202205021249 Stock and flow of knowledge
The 202203210833 Systems thinking approach of 202205021252 Stock and flow can be applied to how 202109060836 Knowledge should accumulate and 202109060835 Knowledge is constructed.
Stock and flow of knowledge can be used to describe media — and more broadly knowledge creation and communication — in the 21st century.
Flow is the feed. It’s the posts and the tweets. It’s the stream of daily and sub-daily updates that reminds people you exist.

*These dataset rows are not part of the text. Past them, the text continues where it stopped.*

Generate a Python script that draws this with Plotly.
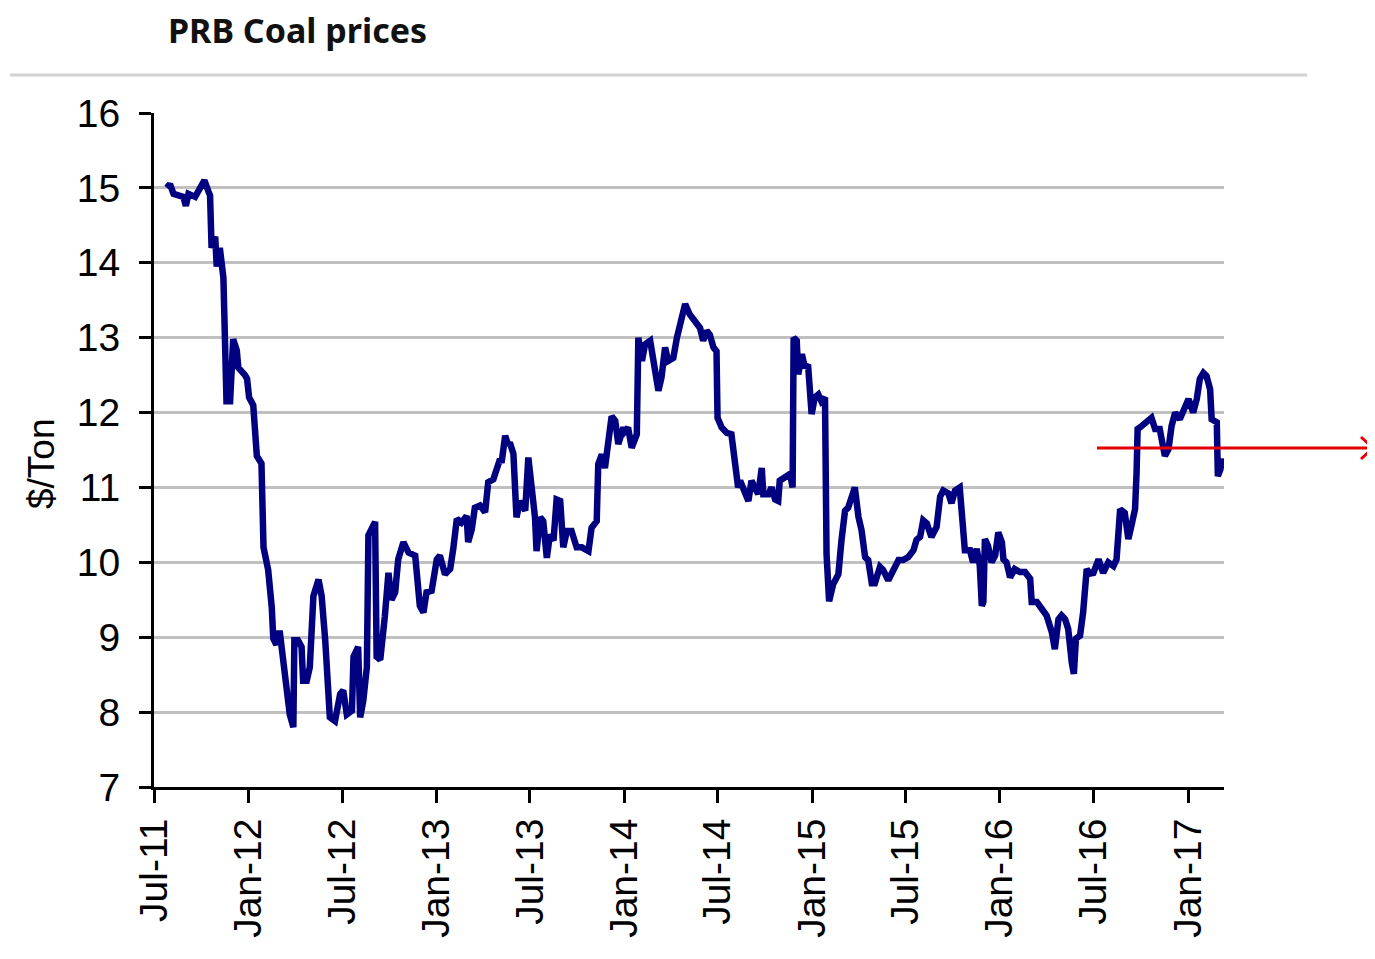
import plotly.graph_objects as go

# ---------------- data ----------------
dates = [
    "2011-07-26", "2011-08-01", "2011-08-08", "2011-08-21", "2011-08-27", "2011-09-01",
    "2011-09-06", "2011-09-19", "2011-09-28", "2011-10-07", "2011-10-15", "2011-10-18",
    "2011-10-21", "2011-10-28", "2011-10-31", "2011-11-06", "2011-11-13", "2011-11-16",
    "2011-11-19", "2011-11-26", "2011-12-02", "2011-12-09", "2011-12-12", "2011-12-25",
    "2011-12-29", "2012-01-02", "2012-01-10", "2012-01-17", "2012-01-26", "2012-01-30",
    "2012-02-08", "2012-02-15", "2012-02-18", "2012-02-24", "2012-02-27", "2012-03-02",
    "2012-03-08", "2012-03-15", "2012-03-21", "2012-03-28", "2012-03-30", "2012-04-06",
    "2012-04-13", "2012-04-16", "2012-04-23", "2012-04-29", "2012-05-06", "2012-05-16",
    "2012-05-22", "2012-05-29", "2012-06-04", "2012-06-07", "2012-06-17", "2012-06-27",
    "2012-07-03", "2012-07-10", "2012-07-20", "2012-07-23", "2012-08-01", "2012-08-05",
    "2012-08-11", "2012-08-18", "2012-08-21", "2012-08-27", "2012-09-03", "2012-09-06",
    "2012-09-13", "2012-09-22", "2012-09-29", "2012-10-05", "2012-10-12", "2012-10-18",
    "2012-10-28", "2012-11-07", "2012-11-20", "2012-11-29", "2012-12-06", "2012-12-12",
    "2012-12-22", "2013-01-01", "2013-01-07", "2013-01-17", "2013-01-27", "2013-02-02",
    "2013-02-09", "2013-02-18", "2013-02-28", "2013-03-03", "2013-03-10", "2013-03-16",
    "2013-03-26", "2013-04-05", "2013-04-11", "2013-04-21", "2013-04-28", "2013-05-04",
    "2013-05-07", "2013-05-14", "2013-05-20", "2013-05-23", "2013-05-30", "2013-06-02",
    "2013-06-05", "2013-06-12", "2013-06-22", "2013-06-28", "2013-07-05", "2013-07-08",
    "2013-07-11", "2013-07-14", "2013-07-21", "2013-07-27", "2013-08-03", "2013-08-09",
    "2013-08-16", "2013-08-22", "2013-08-29", "2013-09-04", "2013-09-11", "2013-09-20",
    "2013-09-30", "2013-10-10", "2013-10-23", "2013-10-29", "2013-11-08", "2013-11-11",
    "2013-11-18", "2013-11-24", "2013-12-01", "2013-12-07", "2013-12-14", "2013-12-20",
    "2013-12-30", "2014-01-02", "2014-01-08", "2014-01-15", "2014-01-25", "2014-01-28",
    "2014-02-04", "2014-02-10", "2014-02-20", "2014-02-26", "2014-03-08", "2014-03-14",
    "2014-03-21", "2014-03-27", "2014-04-06", "2014-04-13", "2014-04-19", "2014-04-29",
    "2014-05-08", "2014-05-18", "2014-05-28", "2014-06-03", "2014-06-10", "2014-06-16",
    "2014-06-23", "2014-06-29", "2014-07-01", "2014-07-09", "2014-07-19", "2014-07-28",
    "2014-08-04", "2014-08-10", "2014-08-14", "2014-08-23", "2014-08-30", "2014-09-05",
    "2014-09-12", "2014-09-18", "2014-09-25", "2014-09-28", "2014-10-08", "2014-10-14",
    "2014-10-21", "2014-10-27", "2014-10-30", "2014-11-09", "2014-11-19", "2014-11-24",
    "2014-11-26", "2014-12-02", "2014-12-05", "2014-12-12", "2014-12-18", "2014-12-24",
    "2014-12-31", "2015-01-06", "2015-01-13", "2015-01-19", "2015-01-26", "2015-01-29",
    "2015-02-03", "2015-02-11", "2015-02-21", "2015-02-27", "2015-03-06", "2015-03-12",
    "2015-03-19", "2015-03-25", "2015-04-01", "2015-04-07", "2015-04-14", "2015-04-20",
    "2015-04-27", "2015-05-03", "2015-05-13", "2015-05-19", "2015-05-29", "2015-06-08",
    "2015-06-18", "2015-06-27", "2015-07-07", "2015-07-17", "2015-07-23", "2015-07-30",
    "2015-08-05", "2015-08-12", "2015-08-21", "2015-08-31", "2015-09-07", "2015-09-13",
    "2015-09-23", "2015-09-29", "2015-10-06", "2015-10-15", "2015-10-25", "2015-11-04",
    "2015-11-10", "2015-11-17", "2015-11-23", "2015-11-27", "2015-11-30", "2015-12-03",
    "2015-12-09", "2015-12-16", "2015-12-23", "2015-12-29", "2016-01-05", "2016-01-08",
    "2016-01-14", "2016-01-21", "2016-01-30", "2016-02-09", "2016-02-19", "2016-02-29",
    "2016-03-03", "2016-03-13", "2016-03-22", "2016-04-01", "2016-04-11", "2016-04-17",
    "2016-04-24", "2016-04-30", "2016-05-07", "2016-05-13", "2016-05-20", "2016-05-24",
    "2016-05-28", "2016-06-05", "2016-06-11", "2016-06-18", "2016-06-24", "2016-07-01",
    "2016-07-11", "2016-07-20", "2016-07-30", "2016-08-09", "2016-08-15", "2016-08-22",
    "2016-08-31", "2016-09-07", "2016-09-13", "2016-09-20", "2016-09-23", "2016-09-25",
    "2016-10-03", "2016-10-13", "2016-10-22", "2016-10-29", "2016-11-07", "2016-11-17",
    "2016-11-24", "2016-11-30", "2016-12-07", "2016-12-16", "2016-12-26", "2017-01-02",
    "2017-01-11", "2017-01-18", "2017-01-24", "2017-01-31", "2017-02-06", "2017-02-13",
    "2017-02-16", "2017-02-26", "2017-02-28", "2017-03-05", "2017-03-08", "2017-03-11",
]

prices = [
    15.00, 15.05, 14.92, 14.90, 14.88, 14.76,
    14.92, 14.88, 14.98, 15.10, 14.95, 14.90,
    14.20, 14.35, 13.95, 14.20, 13.80, 12.50,
    12.15, 12.15, 12.98, 12.83, 12.60, 12.50,
    12.45, 12.20, 12.10, 11.42, 11.32, 10.20,
    9.90, 9.40, 8.98, 8.90, 9.05, 9.05,
    8.70, 8.33, 7.97, 7.80, 8.96, 8.96,
    8.87, 8.42, 8.42, 8.60, 9.55, 9.77,
    9.55, 8.96, 8.15, 7.93, 7.88, 8.24,
    8.29, 7.97, 8.02, 8.74, 8.87, 7.93,
    8.15, 8.60, 10.36, 10.45, 10.54, 8.74,
    8.70, 9.28, 9.86, 9.50, 9.60, 10.04,
    10.27, 10.13, 10.09, 9.42, 9.33, 9.60,
    9.62, 10.04, 10.09, 9.84, 9.91, 10.18,
    10.58, 10.53, 10.62, 10.27, 10.44, 10.73,
    10.76, 10.67, 11.07, 11.11, 11.24, 11.38,
    11.33, 11.69, 11.56, 11.60, 11.45, 10.73,
    10.60, 10.82, 10.69, 11.40, 11.00, 10.91,
    10.60, 10.15, 10.60, 10.55, 10.06, 10.37,
    10.29, 10.84, 10.82, 10.20, 10.42, 10.42,
    10.20, 10.20, 10.15, 10.46, 10.55, 11.31,
    11.44, 11.26, 11.71, 11.95, 11.89, 11.58,
    11.80, 11.75, 11.80, 11.53, 11.71, 13.00,
    12.69, 12.91, 12.96, 12.69, 12.29, 12.47,
    12.87, 12.69, 12.73, 13.00, 13.18, 13.45,
    13.31, 13.22, 13.13, 12.96, 13.09, 13.04,
    12.87, 12.82, 11.93, 11.80, 11.73, 11.71,
    11.22, 11.00, 11.09, 10.95, 10.82, 11.09,
    11.00, 10.91, 11.26, 10.91, 10.91, 11.00,
    10.84, 10.82, 11.09, 11.13, 11.18, 11.00,
    13.00, 12.96, 12.51, 12.78, 12.60, 12.64,
    11.98, 12.20, 12.24, 12.15, 12.20, 10.11,
    9.48, 9.71, 9.84, 10.29, 10.69, 10.73,
    10.86, 11.00, 10.61, 10.43, 10.07, 10.03,
    9.72, 9.72, 9.94, 9.90, 9.76, 9.90,
    10.03, 10.03, 10.07, 10.16, 10.30, 10.34,
    10.56, 10.52, 10.34, 10.47, 10.88, 10.96,
    10.92, 10.79, 10.96, 11.00, 10.16, 10.16,
    10.00, 10.18, 9.96, 9.42, 9.47, 10.31,
    10.22, 10.00, 10.09, 10.40, 10.27, 10.04,
    10.00, 9.80, 9.91, 9.87, 9.87, 9.78,
    9.47, 9.47, 9.38, 9.29, 9.07, 8.84,
    9.24, 9.29, 9.24, 9.11, 8.66, 8.51,
    8.98, 9.02, 9.33, 9.91, 9.85, 9.86,
    10.04, 9.86, 10.00, 9.95, 10.04, 10.71,
    10.66, 10.31, 10.49, 10.71, 11.20, 11.78,
    11.82, 11.89, 11.93, 11.78, 11.78, 11.42,
    11.51, 11.82, 12.00, 11.91, 12.09, 12.18,
    12.00, 12.18, 12.45, 12.53, 12.49, 12.31,
    11.91, 11.87, 11.15, 11.24, 11.38, 11.29,
]

y_ticks = [7, 8, 9, 10, 11, 12, 13, 14, 15, 16]
title_text = "PRB Coal prices"
y_title = "$/Ton"

# ---------------- layout geometry (page pixels; page body has an 8px margin) ----------------
OFF = 8
W, H = 1375 - OFF, 959 - OFF
L, R, T, B = 154 - OFF, 1224 - OFF, 113 - OFF, 787 - OFF


def px(x):
    """page pixel x -> paper x"""
    return (x - OFF - L) / (R - L)


def py(y):
    """page pixel y -> paper y"""
    return (B - (y - OFF)) / (B - T)


fig = go.Figure()
fig.add_trace(go.Scatter(
    x=dates, y=prices, mode="lines",
    line=dict(color="#000080", width=6.5),
    hoverinfo="skip", showlegend=False,
))

tick_font = dict(family="Liberation Sans, Arial, sans-serif", size=39, color="black")

fig.update_layout(
    width=W, height=H,
    margin=dict(l=L, r=W - R, t=T, b=H - B, pad=0),
    paper_bgcolor="white", plot_bgcolor="white",
    showlegend=False,
)

fig.update_xaxes(
    type="date",
    range=["2011-07-01", "2017-03-12"],
    tick0="2011-07-01", dtick="M6", tickformat="%b-%y",
    tickangle=-90,
    ticks="outside", ticklen=13, tickwidth=3, tickcolor="black",
    showline=True, linecolor="black", linewidth=3,
    showgrid=False, zeroline=False,
    tickfont=tick_font,
)

fig.update_yaxes(
    range=[7, 16], tickvals=y_ticks,
    ticks="outside", ticklen=12, tickwidth=3, tickcolor="black",
    ticklabelstandoff=11,
    showline=True, linecolor="black", linewidth=3,
    showgrid=True, gridcolor="#c0c0c0", gridwidth=2.5,
    zeroline=False,
    tickfont=tick_font,
)

annotations = [
    dict(text="<b>" + title_text + "</b>", xref="paper", yref="paper",
         x=px(166), y=py(30), xanchor="left", yanchor="middle", showarrow=False,
         font=dict(family="Noto Sans, Open Sans, sans-serif", size=34, color="#111111")),
    dict(text=y_title, xref="paper", yref="paper",
         x=px(42), y=py(464), xanchor="center", yanchor="middle", showarrow=False,
         textangle=-90,
         font=dict(family="Liberation Sans, Arial, sans-serif", size=37, color="black")),
]
fig.update_layout(annotations=annotations)

shapes = [
    # grey rule under the title
    dict(type="line", xref="paper", yref="paper",
         x0=px(10), x1=px(1307), y0=py(75), y1=py(75),
         line=dict(color="#d2d2d2", width=3)),
    # red arrow shaft
    dict(type="line", xref="paper", yref="paper",
         x0=px(1097), x1=px(1372), y0=py(448), y1=py(448),
         line=dict(color="#e60000", width=3)),
    # red arrow head (open chevron)
    dict(type="path", xref="paper", yref="paper",
         path="M {a},{b} L {c},{d} L {e},{f}".format(
             a=px(1361), b=py(437), c=px(1373), d=py(448), e=px(1361), f=py(459)),
         line=dict(color="#e60000", width=3)),
]
fig.update_layout(shapes=shapes)

fig.write_html("out.html")
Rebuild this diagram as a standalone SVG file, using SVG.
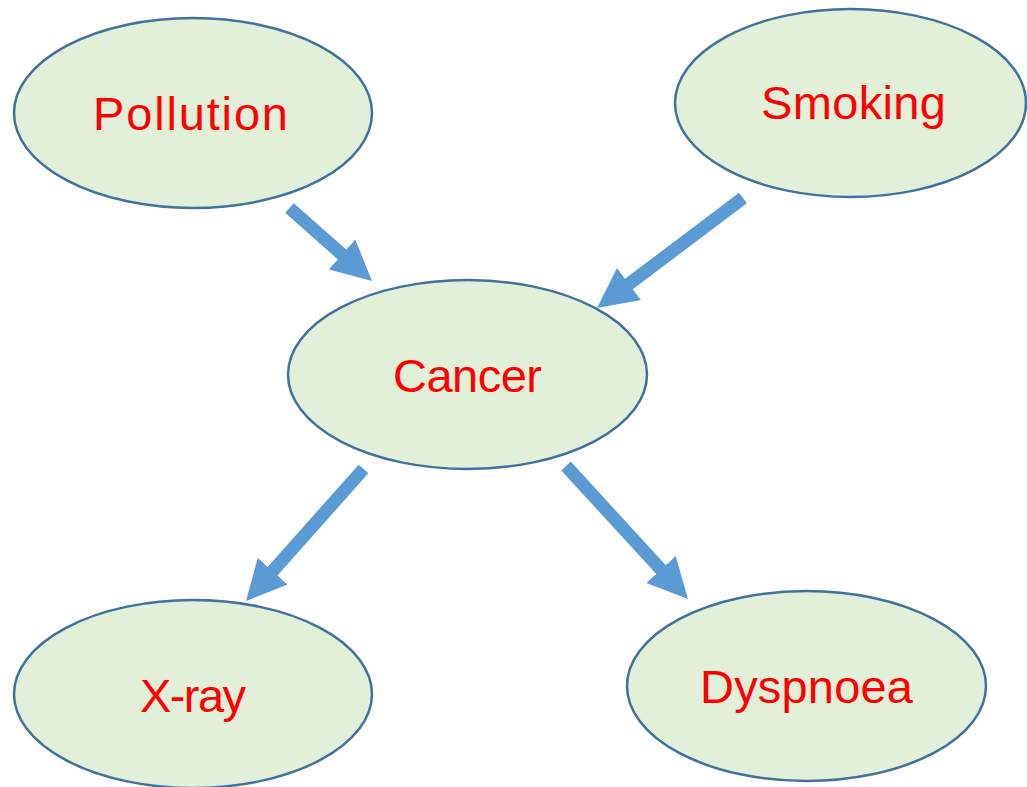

Stock is the durable stuff. It’s the content you produce that’s as interesting in two months (or two years) as it is today. It’s what people discover via search. It’s what spreads slowly but surely, building fans over time.1
Flow is more popular than stock in our current society. Flow is the fast stream of information, linear and ephemeral. Stock is the garden of knowledge, timeless and topological (202205021701 Digital streams vs gardens).
Though flow is fleeting, it's vital to the creation and maintenance of our stocks of knowledge. We can only increase a stock by constructing new knowledge and we can only construct new knowledge by encountering new information. Therefore a constant stream of new information is required for constant knowledge creation.
There is such a thing as too much flow of information though. The act of constructing knowledge out of information is laborious (202109060816 Do your own thinking). If we never spend the time to collect, understand, and associate (202109091133 Notes should associate organically) information (e.g. through 202107272242 The Art of using a Zettelkasten) the information will only wash over and through us like a sieve without retention.
Likewise, stocks of information without this constructive accumulation aren't really knowledge. Often truly creating personal knowledge out of known information requires effortful engagement through creation or communication (202109061250 See, do, teach).